Embodiment 18: The method of any previous embodiment wherein shifting the bypass sleeve includes moving the bypass sleeve relative to the tubular exposing the bypass inlet.
Embodiment 19: The method of any previous embodiment wherein exposing the bypass inlet opens a flow path defined radially inwardly of the packer.
Embodiment 20: The method of any previous embodiment wherein flowing the fluid includes passing the fluid along the flow path into gun ports formed in the tubular.
Embodiment 21: The method of any previous embodiment further comprising cycling the bypass sleeve to close the bypass inlet.
The use of the terms “a” and “an” and “the” and similar referents in the context of describing the invention (especially in the context of the following claims) are to be construed to cover both the singular and the plural, unless otherwise indicated herein or clearly contradicted by context. Further, it should be noted that the terms “first,” “second,” and the like herein do not denote any order, quantity, or importance, but rather are used to distinguish one element from another. The terms “about”, “substantially” and “generally” are intended to include the degree of error associated with measurement of the particular quantity based upon the equipment available at the time of filing the application. For example, “about” and/or “substantially” and/or “generally” can include a range of ±8% or 5%, or 2% of a given value.

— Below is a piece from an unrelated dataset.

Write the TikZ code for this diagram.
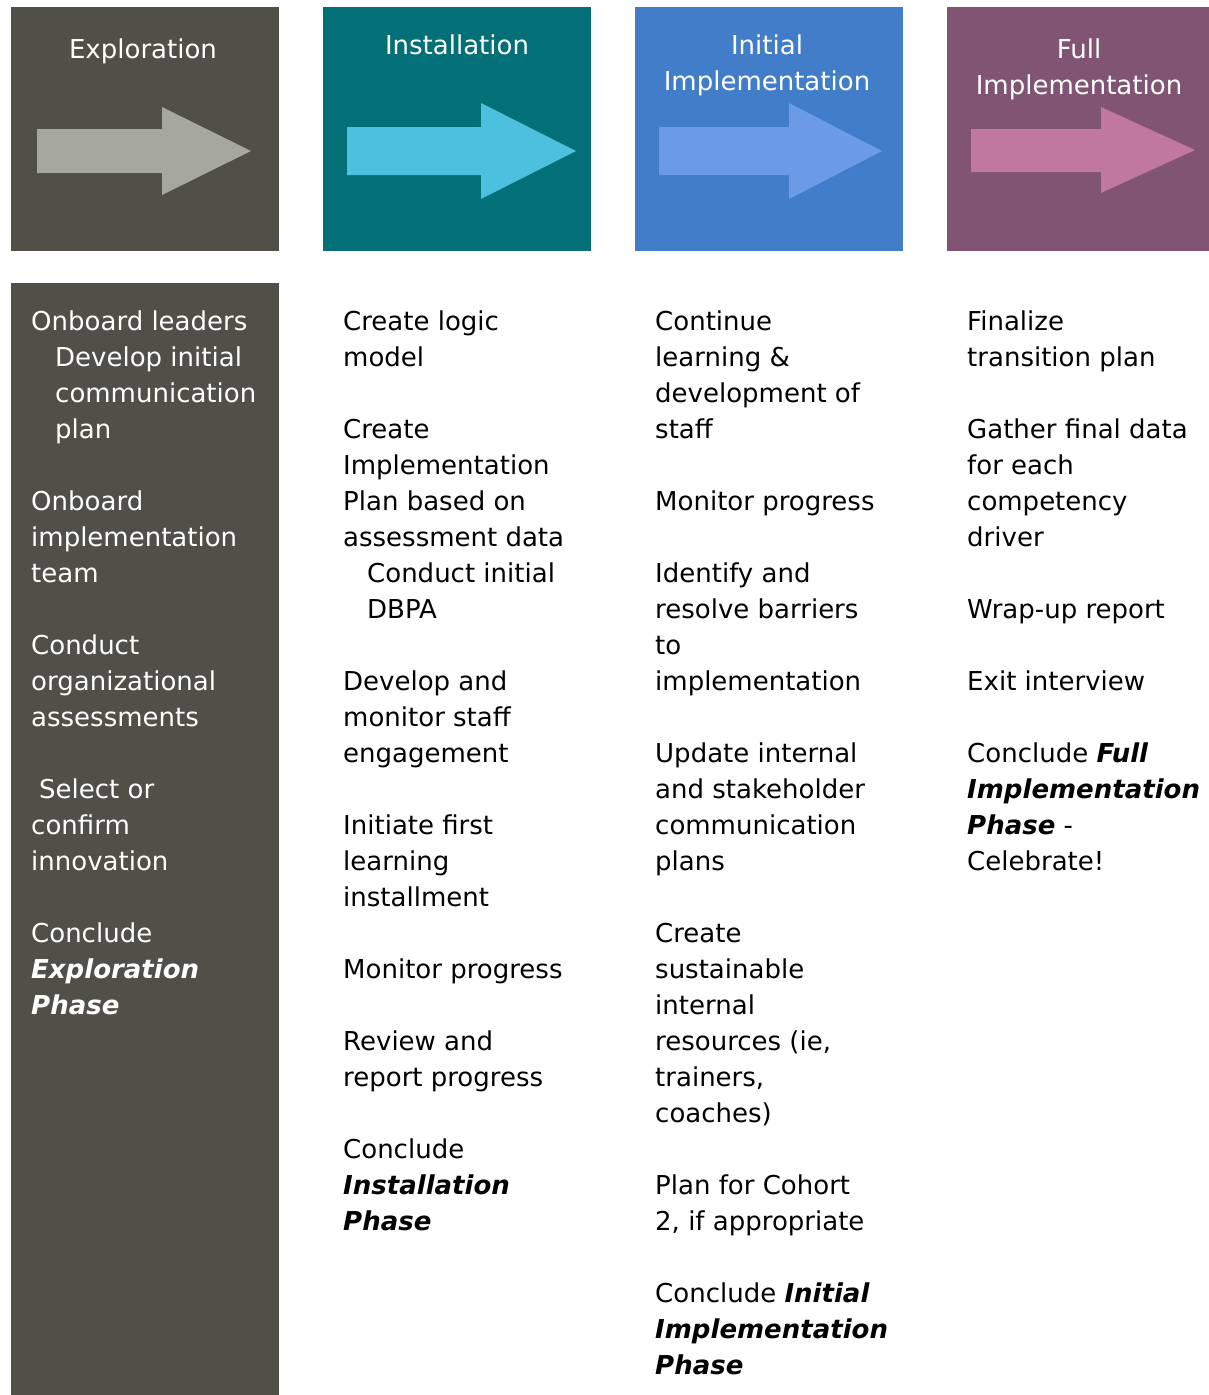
\documentclass[tikz,border=0pt]{standalone}
\usepackage{fontspec}
\setmainfont{DejaVu Sans}
\usepackage{tikz}
\usetikzlibrary{positioning}

\definecolor{explbox}{RGB}{80,80,72}
\definecolor{explarrow}{RGB}{166,167,159}
\definecolor{instbox}{RGB}{3,112,120}
\definecolor{instarrow}{RGB}{77,191,223}
\definecolor{initbox}{RGB}{66,125,201}
\definecolor{initarrow}{RGB}{107,155,230}
\definecolor{fullbox}{RGB}{129,84,115}
\definecolor{fullarrow}{RGB}{192,120,158}

\newcommand{\stagename}[1]{\textbf{\textit{#1}}}

\begin{document}
\begin{tikzpicture}[x=1pt, y=-1pt,
    phase/.style={rectangle, minimum width=268pt, minimum height=244pt, inner sep=0pt},
    title/.style={text=white, align=center, anchor=base, inner sep=0pt,
                  font=\fontsize{26}{36}\selectfont},
    steps/.style={align=left, anchor=base west, inner sep=0pt,
                  font=\fontsize{26}{36}\selectfont}
]
    \useasboundingbox (0,0) rectangle (1209,1395);

    % Header boxes
    \node[phase, fill=explbox] (expl) at (145,129) {};
    \node[phase, fill=instbox] (inst) at (457,129) {};
    \node[phase, fill=initbox] (init) at (769,129) {};
    \node[phase, fill=fullbox, minimum width=262pt] (full) at (1078,129) {};

    % Arrows
    \fill[explarrow] (37,129) -- (162,129) -- (162,107) -- (251,151) -- (162,195) -- (162,173) -- (37,173) -- cycle;
    \fill[instarrow] (347,127) -- (481,127) -- (481,103) -- (576,151) -- (481,199) -- (481,175) -- (347,175) -- cycle;
    \fill[initarrow] (659,127) -- (789,127) -- (789,103) -- (882,151) -- (789,199) -- (789,175) -- (659,175) -- cycle;
    \fill[fullarrow] (971,129) -- (1101,129) -- (1101,107) -- (1195,150) -- (1101,193) -- (1101,172) -- (971,172) -- cycle;

    % Titles (base = last line)
    \node[title] (expltitle) at (143,58) {Exploration};
    \node[title] (insttitle) at (457,54) {Installation};
    \node[title] (inittitle) at (767,90) {Initial\\Implementation};
    \node[title] (fulltitle) at (1079,94) {Full\\Implementation};

    % Exploration column
    \node[rectangle, fill=explbox, minimum width=268pt, minimum height=1112pt, inner sep=0pt] (explbody) at (145,839) {};
    \node[steps, text=white] (explsteps) at (31,1014) {%
        Onboard leaders\\
        \hspace*{24pt}Develop initial\\
        \hspace*{24pt}communication\\
        \hspace*{24pt}plan\\[36pt]
        Onboard\\
        implementation\\
        team\\[36pt]
        Conduct\\
        organizational\\
        assessments\\[36pt]
        \hspace*{8pt}Select or\\
        confirm\\
        innovation\\[36pt]
        Conclude\\
        \stagename{Exploration}\\
        \stagename{Phase}};

    % Installation column
    \node[steps] (inststeps) at (343,1230) {%
        Create logic\\
        model\\[36pt]
        Create\\
        Implementation\\
        Plan based on\\
        assessment data\\
        \hspace*{24pt}Conduct initial\\
        \hspace*{24pt}DBPA\\[36pt]
        Develop and\\
        monitor staff\\
        engagement\\[36pt]
        Initiate first\\
        learning\\
        installment\\[36pt]
        Monitor progress\\[36pt]
        Review and\\
        report progress\\[36pt]
        Conclude\\
        \stagename{Installation}\\
        \stagename{Phase}};

    % Initial implementation column
    \node[steps] (initsteps) at (655,1374) {%
        Continue\\
        learning \&\\
        development of\\
        staff\\[36pt]
        Monitor progress\\[36pt]
        Identify and\\
        resolve barriers\\
        to\\
        implementation\\[36pt]
        Update internal\\
        and stakeholder\\
        communication\\
        plans\\[36pt]
        Create\\
        sustainable\\
        internal\\
        resources (ie,\\
        trainers,\\
        coaches)\\[36pt]
        Plan for Cohort\\
        2, if appropriate\\[36pt]
        Conclude \stagename{Initial}\\
        \stagename{Implementation}\\
        \stagename{Phase}};

    % Full implementation column
    \node[steps] (fullsteps) at (967,870) {%
        Finalize\\
        transition plan\\[36pt]
        Gather final data\\
        for each\\
        competency\\
        driver\\[36pt]
        Wrap-up report\\[36pt]
        Exit interview\\[36pt]
        Conclude \stagename{Full}\\
        \stagename{Implementation}\\
        \stagename{Phase} -\\
        Celebrate!};
\end{tikzpicture}
\end{document}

The teachings of the present disclosure may be used in a variety of well operations. These operations may involve using one or more treatment agents to treat a formation, the fluids resident in a formation, a well bore, and/or equipment in the well bore, such as production tubing. The treatment agents may be in the form of liquids, gases, solids, semi-solids, and mixtures thereof. Illustrative treatment agents include, but are not limited to, fracturing fluids, acids, steam, water, brine, anti-corrosion agents, cement, permeability modifiers, drilling muds, emulsifiers, demulsifiers, tracers, flow improvers etc. Illustrative well operations include, but are not limited to, hydraulic fracturing, stimulation, tracer injection, cleaning, acidizing, steam injection, water flooding, cementing, etc.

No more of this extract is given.